St Helens ‘looks to the future’ with student-led Anzac Day service

The legacies of the servicemen and women who fought for Australia will not be forgotten on the East Coast.

St Helens and St Marys RSL Sub-Branch and East Coast Vietnam Veterans Association president Gary Graham, alongside the St Helens District High School, ensured this by having students run this year’s St Helens Anzac Day service.

By working with students, Mr Graham aimed for the legacies of the fallen to not die out with the “last diggers to serve in a World War”.

“It’s a first for St Helens, and probably Tasmania,” Mr Graham said.

“I instigated it with the school about three months ago.

“Myself and a couple of others have gone along to the school at the request of students to talk about our war experiences.

“We’ve had a very good relationship with the school at St Helens.

“Prior to Anzac Day, they have a service at the school, and they always invite us along to that.”

It was through this close connection and “friendship” with the school that the idea was born.

“You know, none of us are getting any younger, and we needed someone to step up and take the responsibility of running these services,” he said.

“In the bigger cities and towns you’ll always get someone who will step up. We’re getting very short on people stepping up.”

Mr Graham said five grade 10 students from the student representative committee came forward to run the service.

“The school were very obliging,” he said.

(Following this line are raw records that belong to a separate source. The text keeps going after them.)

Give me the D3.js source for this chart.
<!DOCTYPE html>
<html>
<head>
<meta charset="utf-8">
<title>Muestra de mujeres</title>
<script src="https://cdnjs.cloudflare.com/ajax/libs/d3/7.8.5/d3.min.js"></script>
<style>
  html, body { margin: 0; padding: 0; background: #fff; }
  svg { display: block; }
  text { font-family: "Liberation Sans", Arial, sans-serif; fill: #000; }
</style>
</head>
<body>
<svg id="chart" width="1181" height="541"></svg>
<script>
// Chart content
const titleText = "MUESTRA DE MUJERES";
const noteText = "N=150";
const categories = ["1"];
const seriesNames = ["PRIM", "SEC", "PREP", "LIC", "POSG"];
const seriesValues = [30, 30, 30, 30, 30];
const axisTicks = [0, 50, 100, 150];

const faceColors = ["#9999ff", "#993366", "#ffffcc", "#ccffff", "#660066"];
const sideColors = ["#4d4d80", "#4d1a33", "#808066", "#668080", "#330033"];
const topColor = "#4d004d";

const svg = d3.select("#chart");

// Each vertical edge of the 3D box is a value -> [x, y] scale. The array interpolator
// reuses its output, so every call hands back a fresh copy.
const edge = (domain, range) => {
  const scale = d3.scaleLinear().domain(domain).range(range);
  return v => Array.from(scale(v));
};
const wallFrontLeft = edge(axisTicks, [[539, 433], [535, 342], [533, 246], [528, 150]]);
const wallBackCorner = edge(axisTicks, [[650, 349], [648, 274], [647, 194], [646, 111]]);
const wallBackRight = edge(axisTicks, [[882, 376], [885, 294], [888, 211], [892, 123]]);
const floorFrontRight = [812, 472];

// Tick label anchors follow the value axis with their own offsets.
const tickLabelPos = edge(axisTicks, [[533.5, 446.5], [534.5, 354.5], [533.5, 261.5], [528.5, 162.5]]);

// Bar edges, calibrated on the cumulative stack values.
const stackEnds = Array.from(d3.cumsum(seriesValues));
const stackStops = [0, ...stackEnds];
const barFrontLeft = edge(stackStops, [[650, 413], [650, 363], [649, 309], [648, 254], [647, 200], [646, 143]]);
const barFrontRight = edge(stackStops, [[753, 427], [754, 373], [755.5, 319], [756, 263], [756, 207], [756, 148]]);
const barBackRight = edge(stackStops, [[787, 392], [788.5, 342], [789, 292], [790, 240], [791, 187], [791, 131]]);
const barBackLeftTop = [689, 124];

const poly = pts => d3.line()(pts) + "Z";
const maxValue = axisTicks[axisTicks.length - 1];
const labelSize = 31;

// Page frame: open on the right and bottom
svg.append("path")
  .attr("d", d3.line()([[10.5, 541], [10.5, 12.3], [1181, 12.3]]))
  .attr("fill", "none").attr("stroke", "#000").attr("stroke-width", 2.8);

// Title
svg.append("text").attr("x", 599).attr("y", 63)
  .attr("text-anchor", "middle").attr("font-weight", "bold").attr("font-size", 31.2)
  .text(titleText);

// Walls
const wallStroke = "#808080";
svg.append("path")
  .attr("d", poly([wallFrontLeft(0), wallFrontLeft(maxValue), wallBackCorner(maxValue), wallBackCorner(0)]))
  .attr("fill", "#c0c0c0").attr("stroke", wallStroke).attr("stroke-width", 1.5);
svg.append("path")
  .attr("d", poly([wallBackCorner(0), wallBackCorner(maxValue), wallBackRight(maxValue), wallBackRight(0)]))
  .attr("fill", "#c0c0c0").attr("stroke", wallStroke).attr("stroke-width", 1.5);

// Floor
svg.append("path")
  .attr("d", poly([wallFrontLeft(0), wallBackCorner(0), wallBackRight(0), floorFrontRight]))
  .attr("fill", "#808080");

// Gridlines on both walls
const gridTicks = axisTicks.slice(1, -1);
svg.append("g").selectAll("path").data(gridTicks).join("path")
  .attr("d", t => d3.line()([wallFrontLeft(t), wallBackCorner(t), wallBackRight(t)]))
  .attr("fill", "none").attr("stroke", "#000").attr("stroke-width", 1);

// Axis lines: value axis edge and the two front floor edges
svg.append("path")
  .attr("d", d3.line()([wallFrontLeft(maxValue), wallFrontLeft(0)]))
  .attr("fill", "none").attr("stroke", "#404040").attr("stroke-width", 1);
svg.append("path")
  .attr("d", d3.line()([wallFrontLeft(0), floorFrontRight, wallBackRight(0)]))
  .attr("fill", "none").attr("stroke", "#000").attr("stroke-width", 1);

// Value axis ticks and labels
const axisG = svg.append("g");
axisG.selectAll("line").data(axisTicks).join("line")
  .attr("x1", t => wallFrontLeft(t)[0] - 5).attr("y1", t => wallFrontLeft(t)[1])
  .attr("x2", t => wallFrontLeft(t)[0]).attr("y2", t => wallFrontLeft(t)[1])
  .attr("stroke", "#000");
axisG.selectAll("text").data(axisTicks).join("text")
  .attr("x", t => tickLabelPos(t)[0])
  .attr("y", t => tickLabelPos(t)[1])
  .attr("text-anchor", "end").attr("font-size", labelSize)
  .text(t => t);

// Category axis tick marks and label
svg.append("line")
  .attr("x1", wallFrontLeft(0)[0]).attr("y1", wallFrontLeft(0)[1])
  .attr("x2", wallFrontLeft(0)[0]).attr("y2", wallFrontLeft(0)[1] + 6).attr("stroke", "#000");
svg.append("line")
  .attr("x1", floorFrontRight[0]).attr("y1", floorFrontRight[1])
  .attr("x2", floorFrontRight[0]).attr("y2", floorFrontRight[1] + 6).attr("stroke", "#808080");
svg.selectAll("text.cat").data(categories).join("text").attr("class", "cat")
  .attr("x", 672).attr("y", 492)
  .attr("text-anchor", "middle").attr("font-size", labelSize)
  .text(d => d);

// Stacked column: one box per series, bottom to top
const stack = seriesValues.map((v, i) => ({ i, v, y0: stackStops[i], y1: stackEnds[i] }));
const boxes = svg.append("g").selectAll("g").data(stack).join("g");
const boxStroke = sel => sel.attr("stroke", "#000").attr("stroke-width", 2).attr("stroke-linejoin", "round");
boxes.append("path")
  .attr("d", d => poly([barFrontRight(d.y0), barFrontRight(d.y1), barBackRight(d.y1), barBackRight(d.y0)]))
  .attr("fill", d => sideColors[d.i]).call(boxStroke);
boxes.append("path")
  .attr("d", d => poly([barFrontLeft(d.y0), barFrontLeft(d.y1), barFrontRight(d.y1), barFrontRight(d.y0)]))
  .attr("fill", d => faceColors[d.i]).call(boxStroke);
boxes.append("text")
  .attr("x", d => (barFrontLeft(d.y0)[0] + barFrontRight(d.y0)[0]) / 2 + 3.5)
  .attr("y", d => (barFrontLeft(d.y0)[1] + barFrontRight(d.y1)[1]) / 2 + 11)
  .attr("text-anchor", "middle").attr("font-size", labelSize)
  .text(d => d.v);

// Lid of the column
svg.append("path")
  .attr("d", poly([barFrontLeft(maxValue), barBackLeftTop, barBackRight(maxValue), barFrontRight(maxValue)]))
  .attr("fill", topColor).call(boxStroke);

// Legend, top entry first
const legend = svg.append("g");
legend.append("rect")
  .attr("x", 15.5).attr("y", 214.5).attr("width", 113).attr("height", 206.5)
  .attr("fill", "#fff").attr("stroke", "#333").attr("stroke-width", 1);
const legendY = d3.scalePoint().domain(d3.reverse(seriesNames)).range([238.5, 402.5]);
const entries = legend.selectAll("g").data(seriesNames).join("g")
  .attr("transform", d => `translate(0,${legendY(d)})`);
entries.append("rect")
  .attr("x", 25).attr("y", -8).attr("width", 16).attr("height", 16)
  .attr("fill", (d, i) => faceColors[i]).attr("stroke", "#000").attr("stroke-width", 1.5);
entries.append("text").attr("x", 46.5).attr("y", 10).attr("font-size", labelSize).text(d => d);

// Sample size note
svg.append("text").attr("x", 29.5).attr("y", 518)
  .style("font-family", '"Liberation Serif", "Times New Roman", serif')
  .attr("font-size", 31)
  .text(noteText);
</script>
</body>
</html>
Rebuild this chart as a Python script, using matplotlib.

“We drew up the program, and I just introduced and welcomed everyone at the start of [the service] and explained what was going on with them being our future, and this year we invited the students to run the service, which they did all the way through.

“I just closed the service and thanked everyone.”

Mr Graham said having students involved with Anzac Day services was “the way of the future”, especially in rural and regional areas.

“With the younger ones coming back from Afghanistan … those who are able to get back into the workforce, they head for the big smoke, because there’s very little in the rural areas, including St Helens,” he said.

“We’re unable to access these young ones, unfortunately, so we’re looking to the future.”

Mr Graham said the community response was “absolutely wonderful”.

“I’ve never seen anything like it,” he said.

“People were coming up and shaking hands with the students and congratulating them for the way the service went.

“I’ve never seen, in all the years I’ve attended Anzac Day services, the public come up and embrace the [people running the service] like this.

“I reckon there were about 40 people queued up, waiting to shake their hands.”

Mr Graham said having the students involved on the day gave the service a “more personal feeling”.

He said he “really hoped” students would continue to run future Anzac Day services at St Helens.